Other residents surveying the scene disagreed.
“This is totally f—ing senseless, this was not done by communities of upset people, this was done by have-nothing, do-nothing chaos agents,” said one man, Paul, who declined to use his last name.
Jeannine Field, director of the Kenosha Human Development Services next door to the DOC, said the crisis prevention center had to move its residents to another facility during the unrest.
“I think everything that happened last night here in Kenosha is an incredible tragedy, but Kenosha is a strong place and we’ll pull together and we’ll get through it,” Field said.
So many fires
About 11 p.m.
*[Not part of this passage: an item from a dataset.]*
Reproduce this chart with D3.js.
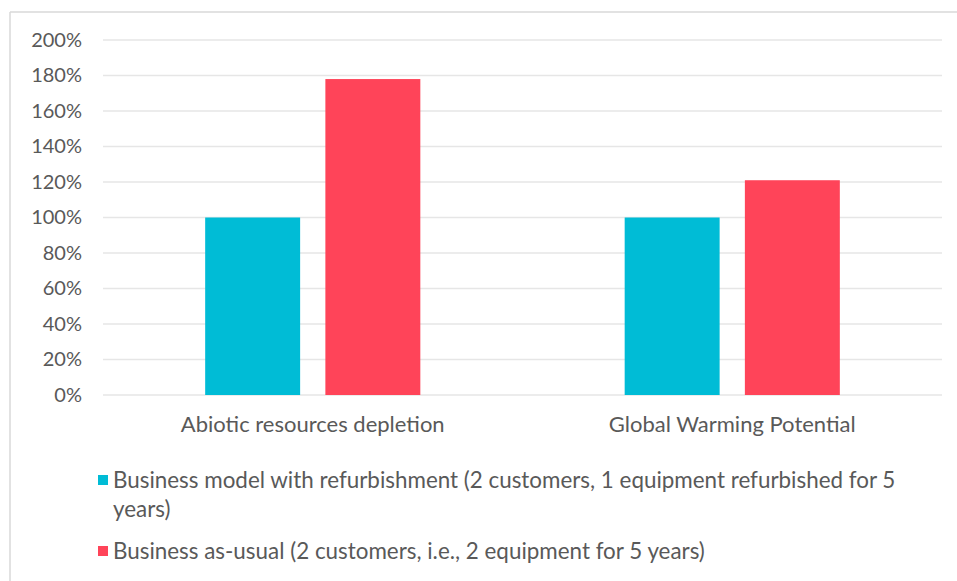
<!DOCTYPE html>
<html>
<head>
<meta charset="utf-8">
<script src="https://d3js.org/d3.v7.min.js"></script>
<style>
  body { margin: 0; background: #fff; }
  svg { display: block; font-family: Lato, "Liberation Sans", sans-serif; }
</style>
</head>
<body>
<svg width="957" height="581"></svg>
<script>
// chart data
const categories = ["Abiotic resources depletion", "Global Warming Potential"];
const seriesNames = [
  "Business model with refurbishment (2 customers, 1 equipment refurbished for 5 years)",
  "Business as-usual (2 customers, i.e., 2 equipment for 5 years)"
];
const refurbished = [1.00, 1.00];
const businessAsUsual = [1.78, 1.21];
const yTicks = [0, 0.2, 0.4, 0.6, 0.8, 1.0, 1.2, 1.4, 1.6, 1.8, 2.0];
const colors = ["#00bcd6", "#ff4459"];

const svg = d3.select("svg");
const textColor = "#595959";

// frame of the chart area
svg.append("line").attr("x1", 10).attr("x2", 957).attr("y1", 12).attr("y2", 12)
  .style("stroke", "#d9d9d9").style("stroke-width", 1.5);
svg.append("line").attr("x1", 10).attr("x2", 10).attr("y1", 12).attr("y2", 581)
  .style("stroke", "#d9d9d9").style("stroke-width", 1.5);

const plotLeft = 103, plotRight = 942, plotTop = 40, plotBottom = 395;

let x0 = d3.scaleBand().domain(categories).range([plotLeft, plotRight]).padding(0);
let x1 = d3.scaleBand().domain([0, 1]).range([0, x0.bandwidth()])
  .paddingInner(0.21).paddingOuter(0.85);
let y = d3.scaleLinear().domain([0, 2]).range([plotBottom, plotTop]);

// gridlines
svg.append("g").selectAll("line").data(yTicks).enter().append("line")
  .attr("x1", plotLeft).attr("x2", plotRight)
  .attr("y1", d => y(d)).attr("y2", d => y(d))
  .style("stroke", "#e6e6e6").style("stroke-width", 1.5);

// y axis labels
let yAxis = d3.axisLeft(y).tickValues(yTicks).tickSize(0).tickPadding(0)
  .tickFormat(d => Math.round(d * 100) + "%");
let ya = svg.append("g").attr("transform", "translate(82,0)").call(yAxis);
ya.select(".domain").remove();
ya.selectAll("text").style("font-size", "20px").style("fill", textColor)
  .style("font-family", "Lato, sans-serif");

// bars
const table = categories.map((c, i) => ({ cat: c, vals: [refurbished[i], businessAsUsual[i]] }));
let groups = svg.append("g").selectAll("g").data(table).enter().append("g")
  .attr("transform", d => "translate(" + x0(d.cat) + ",0)");
groups.selectAll("rect").data(d => d.vals.map((v, k) => ({ k: k, v: v }))).enter()
  .append("rect")
  .attr("x", d => x1(d.k))
  .attr("width", x1.bandwidth())
  .attr("y", d => y(d.v))
  .attr("height", d => y(0) - y(d.v))
  .style("fill", d => colors[d.k]);

// x axis labels
let xAxis = d3.axisBottom(x0).tickSize(0).tickPadding(21);
let xa = svg.append("g").attr("transform", "translate(0," + plotBottom + ")").call(xAxis);
xa.select(".domain").remove();
xa.selectAll("text").style("font-size", "22px").style("fill", textColor)
  .style("font-family", "Lato, sans-serif");

// legend
const legendLines = [
  [seriesNames[0].slice(0, 77), seriesNames[0].slice(78)],
  [seriesNames[1]]
];
const legendY = [488, 559];
legendLines.forEach((lines, i) => {
  svg.append("rect").attr("x", 98).attr("y", legendY[i] - 13)
    .attr("width", 10).attr("height", 10).style("fill", colors[i]);
  lines.forEach((t, j) => {
    svg.append("text").attr("x", 113).attr("y", legendY[i] + j * 29)
      .style("font-size", "22.4px").style("fill", textColor)
      .text(t);
  });
});
</script>
</body>
</html>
Monday, a mattress store at Roosevelt Road and 22nd Avenue burned uninterrupted in the city’s Uptown neighborhood for more than 20 minutes as dozens of people stood nearby and watched.
An empty fire station stood about 100 yards away, its firefighters and equipment fighting other blazes blocks away that made the sky glow red.
A wall of the two-story brick building that housed the mattress store came crashing down and sent people running to safer distances.
At the same time, a separate blaze burned a nearby Boost Mobile store and briefly caused a panic as bystanders wondered if people living in apartments above the storefront got out OK.
Spectators largely dispersed with the arrival of fire trucks, National Guard troops and police, who cordoned off the area.
“It’s ironic that Uptown, a black community, is burning,“ said Troy Williams, 30, a personal trainer who lives in the area and shook his head as he watched the flames.
“I definitely think it’s people from out of town that are setting things on fire. I don’t believe it’s Kenoshans doing it to their own city,” Williams said.
Looters had broken into the stores and set the fires, according to witnesses.
“I feel pretty terrible, honestly,” said a Kenosha man in his 20s who didn’t want his name used. “The city’s burning, you know, nobody wants to see that. There ain’t no reason for any of this.”